Like other corrosion protection systems, galvanizing protects steel by acting as a barrier between steel and the atmosphere. However, zinc is a more electropositive (active) metal in comparison to steel. This is a unique characteristic for galvanizing, which means that when a galvanized coating is damaged and steel is exposed to the atmosphere, zinc can continue to protect steel through galvanic corrosion (often within an annulus of 5 mm, above which electron transfer rate decreases).

Process 
The process of hot-dip galvanizing results in a metallurgical bond between zinc and steel, with a series of distinct iron-zinc alloys. The resulting coated steel can be used in much the same way as uncoated.

A typical hot-dip galvanizing line operates as follows:

 Steel is cleaned using a caustic solution. This removes oil/grease, dirt, and paint.
 The caustic cleaning solution is rinsed off.
 The steel is pickled in an acidic solution to remove mill scale.
 The pickling solution is rinsed off.
 A flux, often zinc ammonium chloride is applied to the steel to inhibit oxidation of the cleaned surface upon exposure to air.
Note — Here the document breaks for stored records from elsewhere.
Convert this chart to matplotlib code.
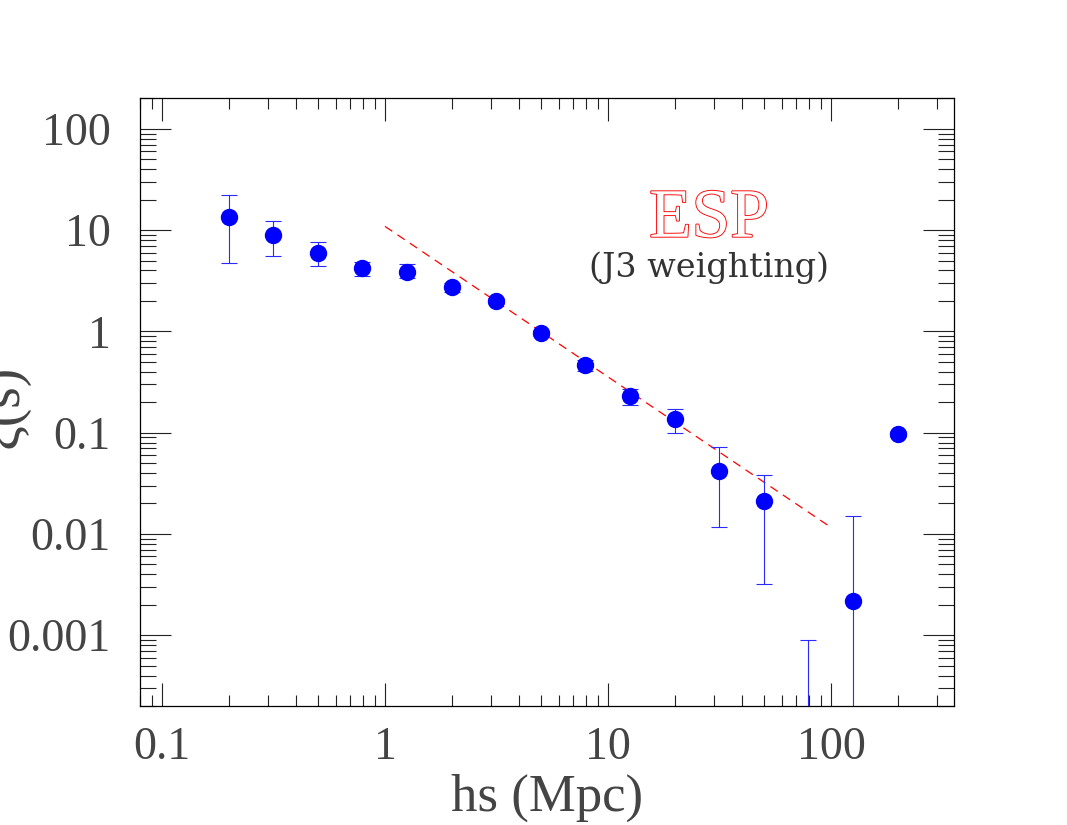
import numpy as np
import matplotlib
matplotlib.use("Agg")
import matplotlib.pyplot as plt
import matplotlib.patheffects as pe
from matplotlib.ticker import LogLocator, FuncFormatter, NullFormatter

# --- data ---
s = [0.2, 0.316, 0.5, 0.79, 1.26, 2.0, 3.16, 5.0, 7.9, 12.6, 20.0, 31.6, 50.0, 79.0, 126.0, 200.0]
xi = [13.6, 8.9, 6.0, 4.2, 3.9, 2.72, 1.99, 0.96, 0.461, 0.233, 0.138, 0.042, 0.021, 1e-5, 0.0022, 0.0966]
xi_lo = [4.7, 5.5, 4.4, 3.5, 3.35, 2.45, 1.85, 0.9, 0.41, 0.186, 0.10, 0.0117, 0.0032, 1e-6, 1e-6, 0.09]
xi_hi = [22.5, 12.2, 7.6, 4.9, 4.6, 3.0, 2.15, 1.03, 0.52, 0.273, 0.173, 0.073, 0.0385, 0.00089, 0.0151, 0.104]

# power-law fit (dashed)
fit_s = [1.0, 100.0]
fit_xi = [10.9, 0.0116]

xticks = [0.1, 1, 10, 100]
yticks = [0.001, 0.01, 0.1, 1, 10, 100]

fig = plt.figure(figsize=(10.67, 8.25), dpi=100)
ax = fig.add_axes([140/1067, 1 - 706/825, 814/1067, 608/825])

yerr = [np.array(xi) - np.array(xi_lo), np.array(xi_hi) - np.array(xi)]
ax.errorbar(s, xi, yerr=yerr, fmt='o', color='blue', ms=11.5, elinewidth=0.8,
            capsize=6, capthick=0.8, ecolor='#2a2aff', zorder=3)
ax.plot(fit_s, fit_xi, color='red', lw=0.9, dashes=(7, 5), zorder=2)

ax.set_xscale('log')
ax.set_yscale('log')
ax.set_xlim(0.0797, 356)
ax.set_ylim(0.0002, 202)

fmt = FuncFormatter(lambda v, p: '%g' % v)
ax.set_xticks(xticks)
ax.set_yticks(yticks)
ax.xaxis.set_major_formatter(fmt)
ax.yaxis.set_major_formatter(fmt)
ax.xaxis.set_minor_locator(LogLocator(base=10, subs=np.arange(2, 10), numticks=20))
ax.yaxis.set_minor_locator(LogLocator(base=10, subs=np.arange(2, 10), numticks=20))
ax.xaxis.set_minor_formatter(NullFormatter())
ax.yaxis.set_minor_formatter(NullFormatter())

ax.tick_params(which='both', direction='in', top=True, right=True, width=0.8, color='#222222')
ax.tick_params(axis='x', which='major', length=16.5, pad=15)
ax.tick_params(axis='x', which='minor', length=8)
ax.tick_params(axis='y', which='major', length=22, pad=21)
ax.tick_params(axis='y', which='minor', length=11.5)
for lab in ax.get_xticklabels() + ax.get_yticklabels():
    lab.set_fontfamily('Liberation Serif')
    lab.set_fontsize(33)
    lab.set_color('#444444')
for sp in ax.spines.values():
    sp.set_linewidth(0.9)

ax.set_xlabel('hs (Mpc)', fontfamily='Liberation Serif', fontsize=38, color='#444444', labelpad=3)
fig.text(0.003, 1 - 406/825, 'ξ(s)', rotation=90, ha='center', va='center',
         fontfamily='Liberation Serif', fontsize=40, color='#444444')

ax.text(709/1067, 1 - 220/825, 'ESP', transform=fig.transFigure, ha='center', va='center',
        fontfamily='Liberation Serif', fontsize=50, color='white',
        path_effects=[pe.withStroke(linewidth=1.3, foreground='red')])
ax.text(709/1067, 1 - 268/825, '(J3 weighting)', transform=fig.transFigure, ha='center', va='center',
        fontfamily='DejaVu Serif', fontsize=24, color='#333333')

fig.savefig('out.png', dpi=100)
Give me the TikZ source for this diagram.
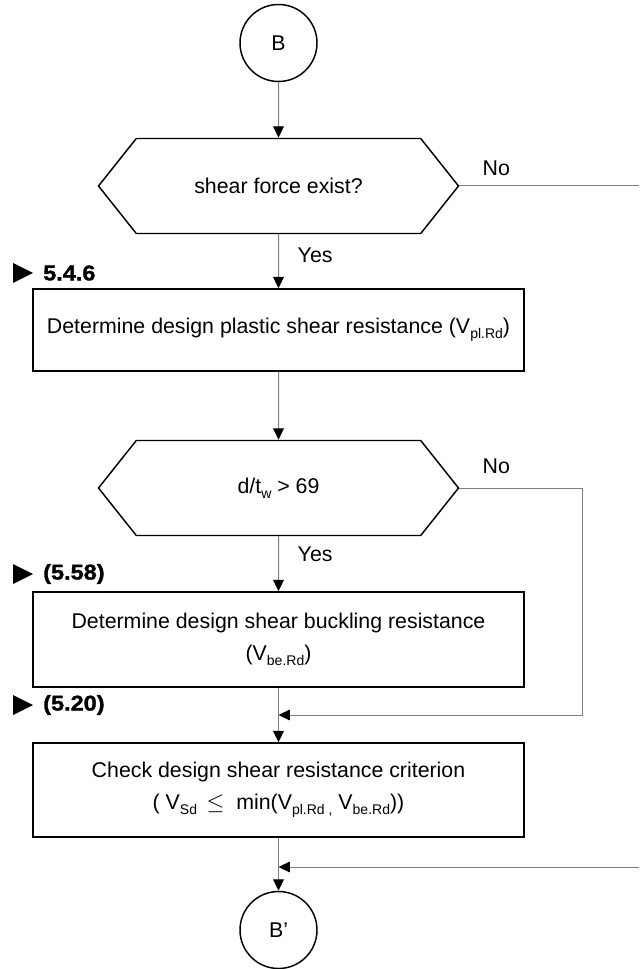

The flux is allowed to dry on the steel and aids in the process of the liquid zinc wetting and adhering to the steel.
 The steel is dipped into the molten zinc bath and held there until the temperature of the steel equilibrates with that of the bath.
 The steel is cooled in a quench tank to reduce its temperature and inhibit undesirable reactions of the newly formed coating with the atmosphere.

Lead is often added to the molten zinc bath to improve the fluidity of the bath (thus limiting excess zinc on the dipped product by improved drainage properties), help prevent floating dross, make dross recycling easier and protect the kettle from uneven heat distribution from the burners. Environmental regulations in the United States disapprove of lead in the kettle bath. Lead is either added to primary Z1 grade zinc or already contained in used secondary zinc. A third, declining method is to use low Z5 grade zinc.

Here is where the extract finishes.